◆ Exercise goal:
Exactly the lines from the line containing "Give me the TikZ source for this diagram." through the line containing "(1115,12) -- (1189,12);" are to be echoed, with both included and pictures left out.

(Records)
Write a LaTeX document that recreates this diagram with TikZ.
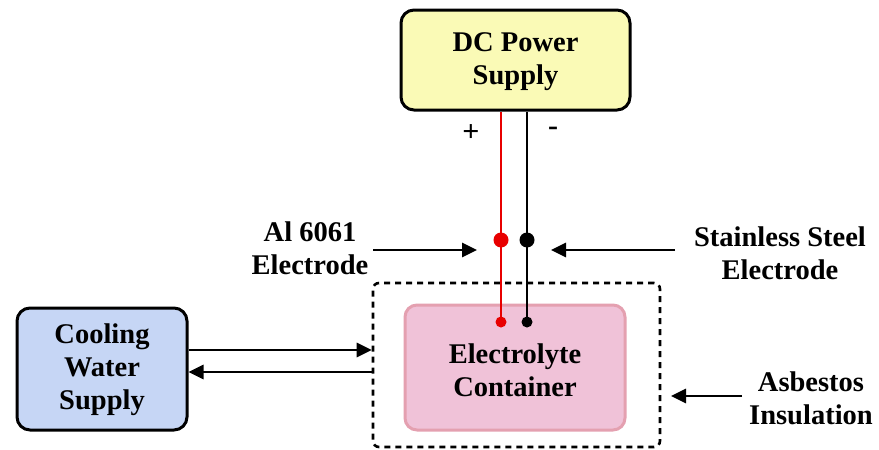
\documentclass[tikz,border=0pt]{standalone}
\usepackage{fontspec}
\setmainfont{Liberation Serif}
\usetikzlibrary{arrows.meta}
\definecolor{dcyel}{RGB}{250,250,182}
\definecolor{coolblue}{RGB}{198,214,245}
\definecolor{pinkfill}{RGB}{240,194,216}
\definecolor{pinkedge}{RGB}{228,160,176}
\definecolor{wirered}{RGB}{232,0,0}
\tikzset{
  lbl/.style={align=center,font=\bfseries\fontsize{28.5}{33}\selectfont,inner sep=0pt},
  box/.style={draw=black,line width=3pt,rounded corners=13pt,inner sep=0pt},
  arr/.style={line width=2.8pt,-{Triangle[length=15pt,width=14pt]}},
  bigdot/.style={circle,inner sep=0pt,minimum size=15pt},
  smalldot/.style={circle,inner sep=0pt,minimum size=11pt},
  wire/.style={line width=2.5pt}
}
\begin{document}
\begin{tikzpicture}[x=1pt,y=-1pt]
\useasboundingbox (0,0) rectangle (879,450);
% boxes
\node[box,fill=dcyel,minimum width=229pt,minimum height=100pt] (dc) at (515.5,60) {};
\node[lbl] (dct) at (515.5,62) {DC Power\\Supply};
\node[draw=black,line width=2.6pt,dash pattern=on 6pt off 5pt,rounded corners=6pt,minimum width=287pt,minimum height=164pt] (ins) at (516.5,365) {};
\node[draw=pinkedge,fill=pinkfill,line width=3pt,rounded corners=12pt,minimum width=220pt,minimum height=125pt] (ec) at (515,367.5) {};
\node[lbl] (ect) at (515,370) {Electrolyte\\Container};
\node[box,fill=coolblue,minimum width=170pt,minimum height=122pt] (cool) at (102,369) {};
\node[lbl] (coolt) at (102,370) {Cooling\\Water\\Supply};
% dots
\node[bigdot,fill=wirered] (rd1) at (501,240) {};
\node[bigdot,fill=black] (bd1) at (527,240) {};
\node[smalldot,fill=wirered] (rd2) at (501,322) {};
\node[smalldot,fill=black] (bd2) at (527,322) {};
% wires
\draw[wire,wirered] (rd1 |- dc.south) -- (rd2.center);
\draw[wire,black] (bd1 |- dc.south) -- (bd2.center);
% polarity
\node[lbl,font=\bfseries\fontsize{30}{33}\selectfont] (plus) at (471,133) {+};
\node[lbl,font=\bfseries\fontsize{30}{33}\selectfont] (minus) at (553,131) {-};
% labels
\node[lbl] (al) at (310,248) {Al 6061\\Electrode};
\node[lbl] (ss) at (780,253) {Stainless Steel\\Electrode};
\node[lbl] (asb) at (811,398) {Asbestos\\Insulation};
% arrows
\coordinate (alS) at (373,250);
\coordinate (alE) at (477,250);
\draw[arr] (alS) -- (alE);
\coordinate (ssS) at (675,250);
\coordinate (ssE) at (551,250);
\draw[arr] (ssS) -- (ssE);
\coordinate (asS) at (742,396);
\coordinate (asE) at (671,396);
\draw[arr] (asS) -- (asE);
\draw[arr] (cool.east |- 0,350) -- (ins.west |- 0,350);
\draw[arr] (ins.west |- 0,372) -- (cool.east |- 0,372);
\end{tikzpicture}
\end{document}
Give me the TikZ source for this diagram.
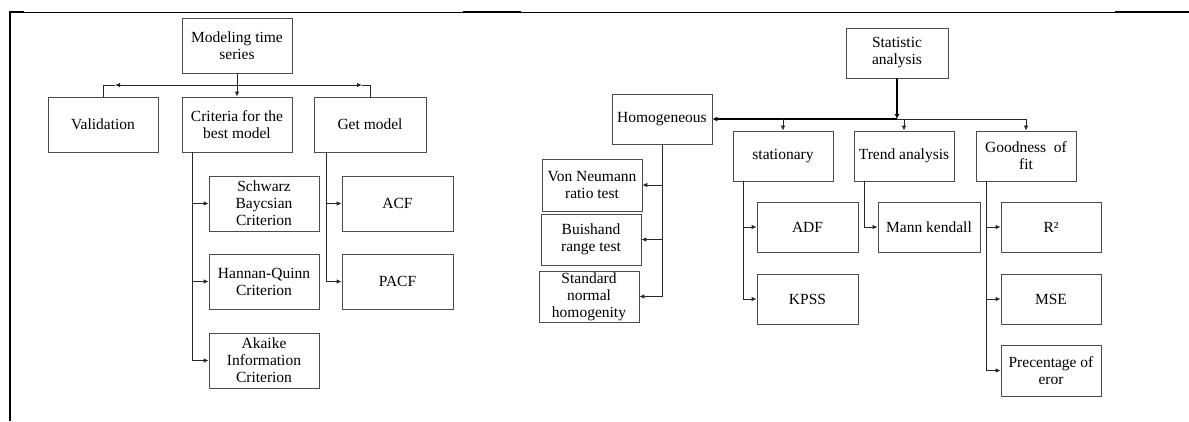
\documentclass[tikz,border=0pt]{standalone}
\usepackage{fontspec}
\setmainfont{Liberation Serif}
\usetikzlibrary{arrows.meta}
\begin{document}
\begin{tikzpicture}[x=1pt,y=-1pt,
 box/.style={draw=black!70, line width=0.8pt, align=center, inner sep=1pt, font=\fontsize{15.5}{17}\selectfont},
 ln/.style={draw=black!85, line width=0.8pt},
 arr/.style={ln, -{Latex[length=5pt,width=4.5pt]}},
 thk/.style={draw=black, line width=1.8pt},
 thkarr/.style={thk, -{Latex[length=5pt,width=5pt]}},
]
\useasboundingbox (0,0) rectangle (1189,421);
% frame
\draw[black, line width=1pt] (10,12) -- (1189,12);
\draw[black, line width=2pt] (10,11) -- (10,421);
\draw[black, line width=2pt] (10,12) -- (24,12);
\draw[black, line width=2pt] (463,12) -- (521,12);
\draw[black, line width=2pt] (1115,12) -- (1189,12);

% ---------- left tree ----------
\node[box, minimum width=110pt, minimum height=55pt] (root) at (237,45.5) {Modeling time\\series};
\node[box, minimum width=110pt, minimum height=55pt] (val) at (103,124.5) {Validation};
\node[box, minimum width=110pt, minimum height=55pt] (crit) at (237,124.5) {Criteria for the\\best model};
\node[box, minimum width=112pt, minimum height=55pt] (get) at (370,124.5) {Get model};
\node[box, minimum width=110pt, minimum height=55pt] (sbc) at (264,203.5) {Schwarz\\Baycsian\\Criterion};
\node[box, minimum width=110pt, minimum height=55pt] (hqc) at (264,281.5) {Hannan-Quinn\\Criterion};
\node[box, minimum width=110pt, minimum height=55pt] (aic) at (264,360.5) {Akaike\\Information\\Criterion};
\node[box, minimum width=111pt, minimum height=55pt] (acf) at (397.5,203.5) {ACF};
\node[box, minimum width=111pt, minimum height=55pt] (pacf) at (397.5,281.5) {PACF};

\coordinate (j1) at (237,85);
\coordinate (vl) at (115,85);
\coordinate (gr) at (362,85);
\draw[arr] (root.south) -- (crit.north);
\draw[arr] (j1) -- (vl);
\draw[ln] (vl) -| (val.north);
\draw[arr] (j1) -- (gr);
\draw[ln] (gr) -| (get.north);

\coordinate (cb) at (192,152);
\coordinate (cbe) at (192,360.5);
\draw[ln] (cb) -- (cbe);
\draw[arr] (sbc.west -| cb) -- (sbc.west);
\draw[arr] (hqc.west -| cb) -- (hqc.west);
\draw[arr] (cbe) -- (aic.west);

\coordinate (gb) at (326,152);
\coordinate (gbe) at (326,281.5);
\draw[ln] (gb) -- (gbe);
\draw[arr] (acf.west -| gb) -- (acf.west);
\draw[arr] (gbe) -- (pacf.west);

% ---------- right tree ----------
\node[box, minimum width=102pt, minimum height=50pt] (stat) at (897,53) {Statistic\\analysis};
\node[box, minimum width=100pt, minimum height=50pt] (hom) at (662,119) {Homogeneous};
\node[box, minimum width=100pt, minimum height=50pt] (sta) at (783,156) {stationary};
\node[box, minimum width=100pt, minimum height=50pt] (trd) at (904,156) {Trend analysis};
\node[box, minimum width=100pt, minimum height=50pt] (gof) at (1026,156) {Goodness\ \ of\\fit};
\node[box, minimum width=100pt, minimum height=52pt] (vn) at (592,185) {Von Neumann\\ratio test};
\node[box, minimum width=100pt, minimum height=51pt] (bui) at (591,239.5) {Buishand\\range test};
\node[box, minimum width=100pt, minimum height=51pt] (snh) at (589,296.5) {Standard\\normal\\homogenity};
\node[box, minimum width=101pt, minimum height=50pt] (adf) at (807.5,227) {ADF};
\node[box, minimum width=101pt, minimum height=50pt] (kpss) at (807.5,299) {KPSS};
\node[box, minimum width=102pt, minimum height=50pt] (mk) at (929,227) {Mann kendall};
\node[box, minimum width=100pt, minimum height=50pt] (r2) at (1051,227) {R²};
\node[box, minimum width=100pt, minimum height=50pt] (mse) at (1051,299) {MSE};
\node[box, minimum width=100pt, minimum height=51pt] (pe) at (1051,370.5) {Precentage of\\eror};

\coordinate (j2) at (897,119);
\coordinate (gtop) at (1026,119);
\draw[thkarr] (stat.south) -- (j2);
\draw[thkarr] (j2) -- (hom.east);
\draw[ln] (j2) -- (gtop);
\draw[arr] (sta.north |- j2) -- (sta.north);
\draw[arr] (trd.north |- j2) -- (trd.north);
\draw[arr] (gtop) -- (gof.north);

\coordinate (hb) at (662,144);
\coordinate (hbe) at (662,296.5);
\draw[ln] (hom.south) -- (hbe);
\draw[arr] (vn.east -| hb) -- (vn.east);
\draw[arr] (bui.east -| hb) -- (bui.east);
\draw[arr] (hbe) -- (snh.east);

\coordinate (sb) at (743,181);
\coordinate (sbe) at (743,299);
\draw[ln] (sb) -- (sbe);
\draw[arr] (adf.west -| sb) -- (adf.west);
\draw[arr] (sbe) -- (kpss.west);

\coordinate (tb) at (864,181);
\coordinate (tbe) at (864,227);
\draw[ln] (tb) -- (tbe);
\draw[arr] (tbe) -- (mk.west);

\coordinate (fb) at (986,181);
\coordinate (fbe) at (986,370.5);
\draw[ln] (fb) -- (fbe);
\draw[arr] (r2.west -| fb) -- (r2.west);
\draw[arr] (mse.west -| fb) -- (mse.west);
\draw[arr] (fbe) -- (pe.west);
\end{tikzpicture}
\end{document}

◆ Right answer:
Give me the TikZ source for this diagram.
\documentclass[tikz,border=0pt]{standalone}
\usepackage{fontspec}
\setmainfont{Liberation Serif}
\usetikzlibrary{arrows.meta}
\begin{document}
\begin{tikzpicture}[x=1pt,y=-1pt,
 box/.style={draw=black!70, line width=0.8pt, align=center, inner sep=1pt, font=\fontsize{15.5}{17}\selectfont},
 ln/.style={draw=black!85, line width=0.8pt},
 arr/.style={ln, -{Latex[length=5pt,width=4.5pt]}},
 thk/.style={draw=black, line width=1.8pt},
 thkarr/.style={thk, -{Latex[length=5pt,width=5pt]}},
]
\useasboundingbox (0,0) rectangle (1189,421);
% frame
\draw[black, line width=1pt] (10,12) -- (1189,12);
\draw[black, line width=2pt] (10,11) -- (10,421);
\draw[black, line width=2pt] (10,12) -- (24,12);
\draw[black, line width=2pt] (463,12) -- (521,12);
\draw[black, line width=2pt] (1115,12) -- (1189,12);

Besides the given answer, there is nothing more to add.